Ever since reading all about the goodness of bone broth, I’ve been adding a lot more homemade broth into my diet and reducing use of store-bought stock in cubes. I make a huge batch during the weekend, freeze them and use them in my soups, congee, rice, noodles and other dishes.
I must admit that it is quite impossible to mimic the strong flavour of processed stock our taste buds are accustomed to. I’ve tried to use purely chicken stock for imitation sharkfin soup; while concentrated chicken stock can taste similar, it is not the same to discerning tongue.
To bring out the flavour of food, I make concentrated broth and uses herbs liberally. I’ve also learned to appreciate and savour the natural taste of food not masked by man-made, chemical flavouring.
While I cannot be sure whether it makes a huge difference to my body, I’m feeling extremely good to know that I’m giving my body nutrient-dense, fresh food. If you’re vegetarian, make vegetable stock instead.

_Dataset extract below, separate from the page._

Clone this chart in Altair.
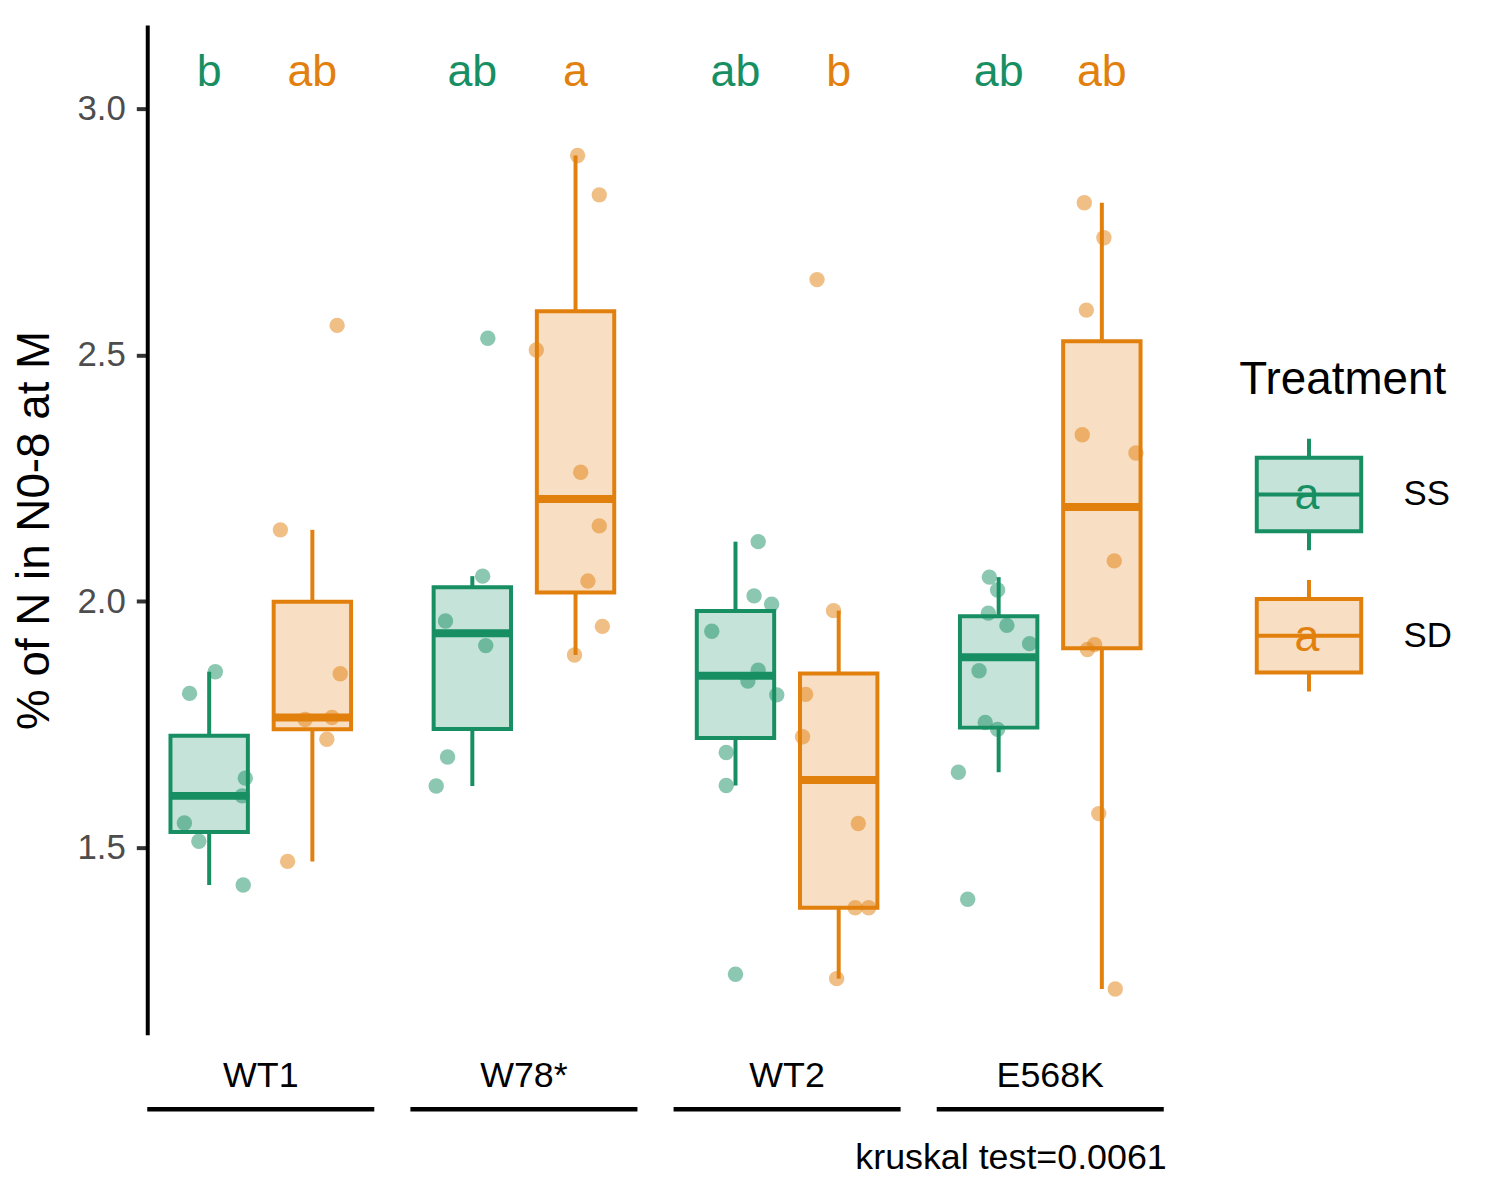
import numpy as np
import pandas as pd
import altair as alt

FONT = "Liberation Sans"

# ---------------- data ----------------
genotypes = ["WT1", "W78*", "WT2", "E568K"]
treatments = ["SS", "SD"]
colors_dark = ["#178F63", "#E2800E"]
colors_fill = ["rgba(23,143,99,0.25)", "rgba(226,128,14,0.25)"]

wt1_ss = [1.813, 1.857, 1.641, 1.605, 1.550, 1.513, 1.424]
wt1_ss_jit = [-0.19, 0.06, 0.35, 0.32, -0.24, -0.10, 0.33]
wt1_sd = [2.145, 2.560, 1.853, 1.760, 1.764, 1.720, 1.472]
wt1_sd_jit = [-0.31, 0.24, 0.27, -0.07, 0.19, 0.14, -0.24]

w78_ss = [2.534, 2.051, 1.960, 1.910, 1.684, 1.625]
w78_ss_jit = [0.15, 0.10, -0.26, 0.13, -0.24, -0.35]
w78_sd = [2.905, 2.825, 2.510, 2.262, 2.153, 2.041, 1.949, 1.891]
w78_sd_jit = [0.02, 0.23, -0.38, 0.05, 0.23, 0.12, 0.26, -0.01]

wt2_ss = [2.121, 2.011, 1.994, 1.939, 1.860, 1.838, 1.810, 1.693, 1.626, 1.243]
wt2_ss_jit = [0.22, 0.18, 0.35, -0.23, 0.22, 0.12, 0.40, -0.09, -0.09, 0.00]
wt2_sd = [2.653, 1.981, 1.811, 1.725, 1.549, 1.378, 1.378, 1.234]
wt2_sd_jit = [-0.21, -0.05, -0.32, -0.35, 0.19, 0.16, 0.29, -0.02]

e568k_ss = [2.049, 2.023, 1.976, 1.951, 1.914, 1.859, 1.754, 1.740, 1.653, 1.395]
e568k_ss_jit = [-0.09, -0.01, -0.10, 0.08, 0.30, -0.19, -0.13, -0.01, -0.39, -0.30]
e568k_sd = [2.809, 2.738, 2.591, 2.338, 2.301, 2.082, 1.912, 1.902, 1.569, 1.213]
e568k_sd_jit = [-0.17, 0.02, -0.15, -0.19, 0.33, 0.12, -0.07, -0.14, -0.03, 0.13]

letters_ss = ["b", "ab", "ab", "ab"]
letters_sd = ["ab", "a", "b", "ab"]
legend_key_letter = "a"
letter_y = 3.045
caption = "kruskal test=0.0061"
y_title = "% of N in N0-8 at M"
y_ticks = [1.5, 2.0, 2.5, 3.0]
y_domain = [1.1203, 3.1696]

groups = {
    ("WT1", "SS"): (wt1_ss, wt1_ss_jit), ("WT1", "SD"): (wt1_sd, wt1_sd_jit),
    ("W78*", "SS"): (w78_ss, w78_ss_jit), ("W78*", "SD"): (w78_sd, w78_sd_jit),
    ("WT2", "SS"): (wt2_ss, wt2_ss_jit), ("WT2", "SD"): (wt2_sd, wt2_sd_jit),
    ("E568K", "SS"): (e568k_ss, e568k_ss_jit), ("E568K", "SD"): (e568k_sd, e568k_sd_jit),
}

# ---------------- layout constants (panel units) ----------------
panel_units = 2.2      # two boxes + expansion
gap_units = 0.35       # space between genotype panels
box_half = 0.375
x_domain = [0, len(genotypes) * panel_units + (len(genotypes) - 1) * gap_units]
W, H = 1022, 1015


def center(k, t):
    return k * (panel_units + gap_units) + 0.6 + t


pt_rows, box_rows, let_rows = [], [], []
for k, g in enumerate(genotypes):
    for t, tr in enumerate(treatments):
        vals, jit = groups[(g, tr)]
        c = center(k, t)
        for v, j in zip(vals, jit):
            pt_rows.append({"genotype": g, "Treatment": tr, "value": v, "x": c + j})
        a = np.array(vals)
        q1, med, q3 = np.percentile(a, [25, 50, 75])
        iqr = q3 - q1
        lo = a[a >= q1 - 1.5 * iqr].min()
        hi = a[a <= q3 + 1.5 * iqr].max()
        box_rows.append({"genotype": g, "Treatment": tr, "c": c,
                         "left": c - box_half, "right": c + box_half,
                         "q1": q1, "med": med, "q3": q3, "lo": lo, "hi": hi})
        let_rows.append({"Treatment": tr, "c": c,
                         "letter": (letters_ss if t == 0 else letters_sd)[k]})

points = pd.DataFrame(pt_rows)
boxes = pd.DataFrame(box_rows)
lets = pd.DataFrame(let_rows)
panels = pd.DataFrame({
    "genotype": genotypes,
    "start": [k * (panel_units + gap_units) for k in range(len(genotypes))],
})
panels["end"] = panels["start"] + panel_units
panels["mid"] = panels["start"] + panel_units / 2
cap_df = pd.DataFrame({"caption": [caption]})

# ---------------- scales / encodings ----------------
xs = alt.Scale(domain=x_domain, nice=False, zero=False)
ys = alt.Scale(domain=y_domain, nice=False, zero=False)
y_axis = alt.Axis(
    title=y_title, values=y_ticks, format=".1f", grid=False,
    domainColor="black", domainWidth=4, tickColor="#333333", tickWidth=4,
    tickSize=11, labelFontSize=35, labelColor="#4D4D4D", labelFont=FONT,
    labelPadding=11, titleFontSize=46, titleFont=FONT, titleFontWeight="normal",
    titleColor="black", titlePadding=19,
)
# colour for points / lines / letters (data-driven domain, sorted SS, SD)
color = alt.Color("Treatment:N", sort=treatments,
                  scale=alt.Scale(range=colors_dark), legend=None)

# legend geometry (pixels, relative to plot origin)
LEG_X, LEG_Y = 1098, 335
KEY_CX = 1314 - 148          # centre of the letter inside the legend keys
KEY_Y = [495 - 22, 637 - 22]  # centres of legend keys

box_symbol = ("M-0.9375,-0.66H0.9375V0.66H-0.9375Z"
              "M0,-1V-0.66M0,0.66V1M-0.9375,0H0.9375")
legend = alt.Legend(
    title="Treatment", orient="none", legendX=LEG_X, legendY=LEG_Y,
    symbolType=box_symbol, symbolSize=12544, symbolStrokeWidth=4,
    symbolOffset=12, labelOffset=37, rowPadding=14, titlePadding=33,
    titleFontSize=46, titleFont=FONT, titleFontWeight="normal", titleColor="black",
    titleLimit=600, labelLimit=300,
    labelFontSize=35, labelFont=FONT, labelColor="black", padding=0,
)

base_box = alt.Chart(boxes)

whisk_lo = base_box.mark_rule(strokeWidth=4).encode(
    x=alt.X("c:Q", scale=xs, axis=None),
    y=alt.Y("lo:Q", scale=ys, axis=y_axis),
    y2="q1:Q",
    color=color,
)
whisk_hi = base_box.mark_rule(strokeWidth=4).encode(
    x=alt.X("c:Q", scale=xs, axis=None),
    y=alt.Y("q3:Q", scale=ys, axis=y_axis),
    y2="hi:Q",
    color=color,
)

rects = base_box.mark_rect(strokeWidth=4).encode(
    x=alt.X("left:Q", scale=xs, axis=None),
    x2="right:Q",
    y=alt.Y("q1:Q", scale=ys, axis=y_axis),
    y2="q3:Q",
    fill=alt.Fill("Treatment:N", scale=alt.Scale(domain=treatments, range=colors_fill), legend=legend),
    stroke=alt.Stroke("Treatment:N", scale=alt.Scale(domain=treatments, range=colors_dark), legend=legend),
)

medians = base_box.mark_rule(strokeWidth=8).encode(
    x=alt.X("left:Q", scale=xs, axis=None),
    x2="right:Q",
    y=alt.Y("med:Q", scale=ys, axis=y_axis),
    color=color,
)

dots = alt.Chart(points).mark_circle(size=240, opacity=0.5).encode(
    x=alt.X("x:Q", scale=xs, axis=None),
    y=alt.Y("value:Q", scale=ys, axis=y_axis),
    color=color,
)

letters = alt.Chart(lets).mark_text(fontSize=45, font=FONT, baseline="alphabetic").encode(
    x=alt.X("c:Q", scale=xs, axis=None),
    y=alt.YDatum(letter_y, scale=ys, axis=y_axis),
    text="letter:N",
    color=color,
)

# the letter glyph ggplot draws inside each legend key (shows through the key fill)
key_letters = [
    alt.Chart(pd.DataFrame({"Treatment": [tr], "letter": [legend_key_letter]}))
    .mark_text(fontSize=45, font=FONT, baseline="middle", align="center")
    .encode(x=alt.value(KEY_CX), y=alt.value(ky), text="letter:N", color=color)
    for tr, ky in zip(treatments, KEY_Y)
]

geno_labels = alt.Chart(panels).mark_text(
    fontSize=36, font=FONT, color="black", baseline="alphabetic"
).encode(
    x=alt.X("mid:Q", scale=xs, axis=None),
    y=alt.value(H + 53),
    text="genotype:N",
)

underlines = alt.Chart(panels).mark_rule(strokeWidth=4.3, color="black").encode(
    x=alt.X("start:Q", scale=xs, axis=None),
    x2="end:Q",
    y=alt.value(H + 75),
)

caption_text = alt.Chart(cap_df).mark_text(
    fontSize=36, font=FONT, color="black", align="right", baseline="alphabetic"
).encode(
    x=alt.value(W + 3),
    y=alt.value(H + 135),
    text="caption:N",
)

chart = alt.layer(
    whisk_lo, whisk_hi, rects, medians, dots, letters, *key_letters,
    geno_labels, underlines, caption_text
).properties(
    width=W, height=H,
    autosize=alt.AutoSizeParams(type="none"),
    padding={"left": 140, "top": 14, "right": 330, "bottom": 150},
    background="white",
).configure_view(stroke=None)

chart.save("out.html", embed_options={"renderer": "svg", "actions": False})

Here’s a recipe from a Traditional Chinese Medicine (TCM) textbook which I’ve modified:
Pot/ slow-cooker/ thermal cooker
HOMEMADE VEGETABLE STOCK
- 2 Carrots, large
- 3 stalks Celery
- 1 Cucumber
- 1 Onion
- 2 Leeks (white part)
- 2 cloves Garlic
- 1.5 inch Fresh ginger
- 2.5 L Water
- Step 1 Cube and simmer all ingredients for 1 – 2 hours over low heat
- Step 2 Strain the broth and discard the solid portion
Simmer 2 carrots + 3 celery + 1 cucumber + 1 onion + 2 leeks (white) + 2 cloves garlic + 1.5 inch ginger + 2.5 L water for 1 – 2 hours over low heat. Strain.
- I do not add salt to stock as it’s used as based in cooking.
- The book suggests that you can add 1 tbsp of sesame oil, 1 tbsp of soy sauce, 2 beets, 1 eggplant, 1 turnip, 1 cup of parsley or 1/2 cabbage
- The original recipe calls for zucchini. It can be replaced with deseeded cucumber.
- Use this as a base for your vegetable soup, noodles, congee or as light flavouring for other dishes.
- Make them ahead and store in separate containers.
Make some vegetable stock this weekend!